Defendant Enriquez answering the complaint, alleged that the lot in question had been abandoned by the plaintiffs not since May, 1945, but since the year 1932, and that when he (Enriquez) bought lot No. 2059 of the Tacloban cadastre, contiguous and adjacent to said Lot No. 676, he thought that the latter was included in the parcel he had bought, and so in good faith, he had occupied and rented it to tenants together with his parcel, but that the rentals received by him did not reach the sum of P2,552 claimed by the plaintiffs; that furthermore, during the said period, he had been paying the real estate taxes on the said lot in question; and that under the provisions of Articles 526, 527, 528, and, 544 of the New Civil Code, he should be considered as a possessor in good faith and entitled to the fruits received by him. By way of counterclaim, he alleged that in connection with the demand of plaintiffs for reimbursement, which he had refused, they had filed fabricated charges of estafa against him in the Municipal Court of the City of Tacloban on September 16, 1953, and that on October 30 of the same year, the Municipal Court dismissed the charges on the ground that there was no crime of estafa committed, and that the case involved was more of a civil nature; that as a result of the filing of the false charges, he suffered humiliation, embarrassment and mental anguish, thereby causing him damages in the amount of P5,000, and compelling him to employ the services of counsel in the amount of P500; and finally, he asked the court to render judgment on the pleadings.
The plaintiffs answering the counterclaim, admit having filed the criminal charges against the defendant and the dismissal of the same, but that they disagreed with the order of the Municipal Court and intended to revive the same criminal case in the Court of First Instance of Leyte; and that as regards defendant's petition for judgment on the pleadings, they had no objections, provided the defendant in his prayer for judgment "is understood to admit all the material and relevant allegations of the plaintiffs' complaint", including the allegations that the defendant had unjustly enriched himself in the amount of P2,552; and that because of his refusal to pay said amount they were compelled to bring the present action, incurring damages in the amount of P200 as attorney's fees.
Acting upon the motion for judgment of the pleadings, the trial court rendered judgment, and applying the articles of the Civil Code aforementioned, it dismissed the complaint as well as the counterclaim.
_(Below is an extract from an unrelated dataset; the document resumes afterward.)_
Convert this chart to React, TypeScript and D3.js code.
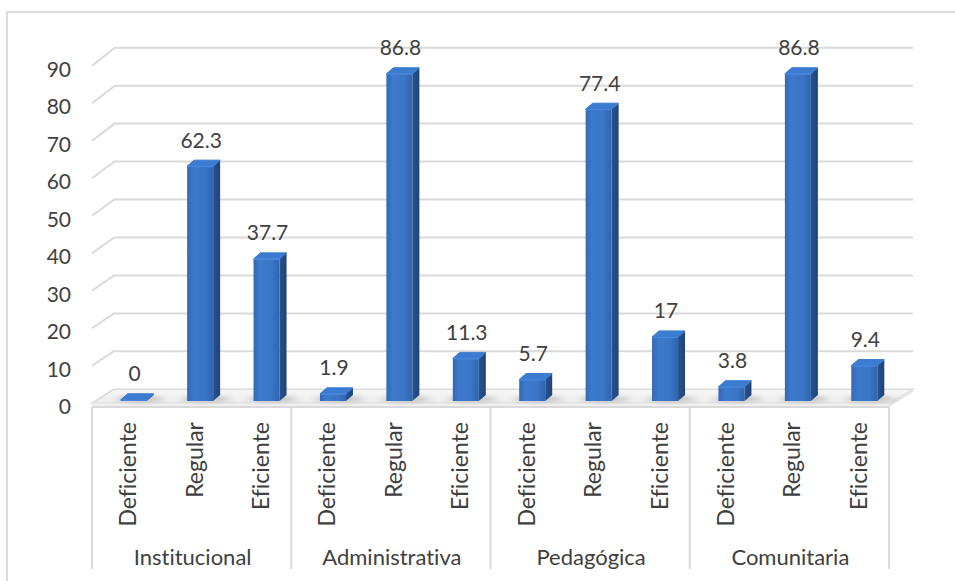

Plaintiffs in their notice of appeal stated that they were appealing the judgment to the "Supreme Court on pure question of law". The appeal, however, was first taken to the Court of Appeals, which tribunal later certified the appeal to us on the ground that it involved only question of law.
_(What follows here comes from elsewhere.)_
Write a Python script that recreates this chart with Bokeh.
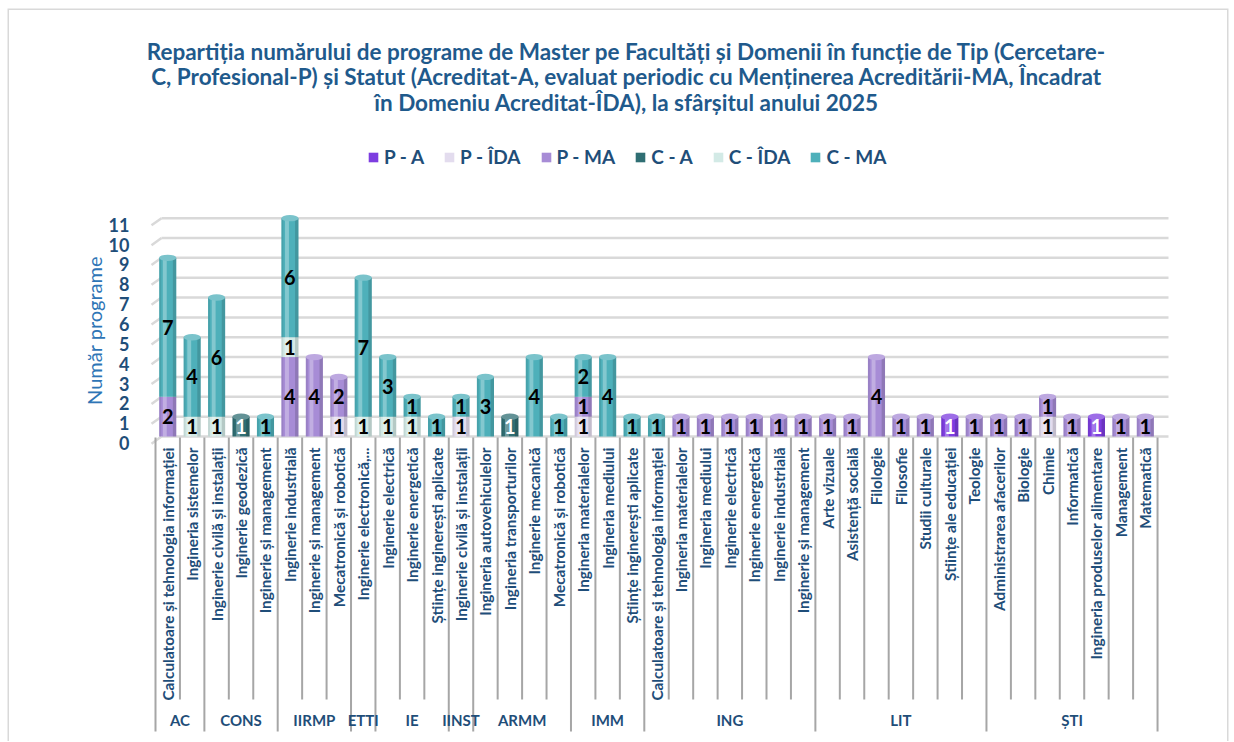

Plaintiffs in their appeal brief, claim that the trial court erred in rendering judgment on the pleadings. However, as already stated, they informed the court that they had no objection to the petition of the defendant for judgment on the pleadings, although they imposed the condition that defendant admit that he had received the amount of their demand from the rentals on the property in question, and that he refused to pay the same to them.
We believe that the trial court was fully justified in dismissing the complaint. Under the law (the Old as well as the New Civil Code), a person occupying the property of another is deemed to be a possessor in good faith, and that he who alleges bad faith on the part of the possessor has the burden of proof. In the present case, the defendant claimed good faith, alleging that the lot in question was adjacent to his, and that he believed in good faith that it formed part of it. This claim was not disproved by the plaintiffs, neither did they submit evidence to show bad faith on the part of the defendant. As a possessor in good faith, the defendant was entitled to the fruits received by him until June, 1950, when he was advised by the plaintiff that the lot belonged to them.
As regards the dismissal of the counterclaim, the defendant equally failed to prove that the plaintiffs acted in bad faith and with ulterior motives in filing the criminal charges against him. It may be presumed that they believed in good faith that his refusal to reimburse the rentals received by him constituted estafa, until they were disabused in said belief by the Municipal Court holding that the responsibility of defendant was civil rather than criminal. Moreover, the defendant had received rentals from the lot of the plaintiffs for so many years, which on the claim of good faith, as a possessor he does not have to remburse to them, and so it is a matter of justice and equity that he forego his claim for alleged damages contained in his counterclaim.
In view of the foregoing, the judgment appealed from is hereby affirmed. No costs.
Bengzon, Reyes, A., Bautista Angelo, Labrador, Concepcion, Reyes, J.B.L., Endencia, and Felix, JJ., concur.
Paras, C.J., concurs in the result.
PADILLA, J., dissenting:
It appears that the parcel of land acquired by purchase by the defendant and the one adjoining it owned by the plaintiffs are registered under the Land Registration Act (Act No. 496). The fact that the defendant found it unoccupied or abandoned and that he was made to believe that the parcel of land he had acquired by purchase included the adjoining parcel of land owned by and registered in the name of the plaintiffs, does not render him a possessor in good faith. Were this a matter of a few square meters and with a standing wall pointing out the boundary of the parcel of land acquired by the party who claims to be a possessor in good faith of a small adjacent strip of land within the area of an adjoining registered parcel of land belonging to another, good faith of the former might be accepted and believed, as held in Co Tao vs. Chan Chico, 46 Off, Gaz. 5514. But one who purchases a parcel of land registered under the Torrens system must be presumed to know the area and boundaries of the acquired parcel of land. Assuming that he was told that the adjoining parcel of land owned by another, also registered under the same system, was included in the parcel of land he had acquired by purchase, that does not make him a possessor in good faith of the parcel of land belonging to the other. He should have first inquired and verified the information given him, and should not have relied upon it and proceeded to lease it to other parties. Law, equity and justice demand that he turn over the rentals he had collected from the parcel of land which he does not own to the rightful owners, as no one is allowed to unjustly enrich himself at the expense of another. The case should be remanded to the trial court for determination of the amount the defendant had collected and the amount of taxes which he claims he had paid for the parcel of land owned by the plaintiffs, and after determination thereof and offsetting one against the other, to order the defendant to pay the balance to the plaintiffs.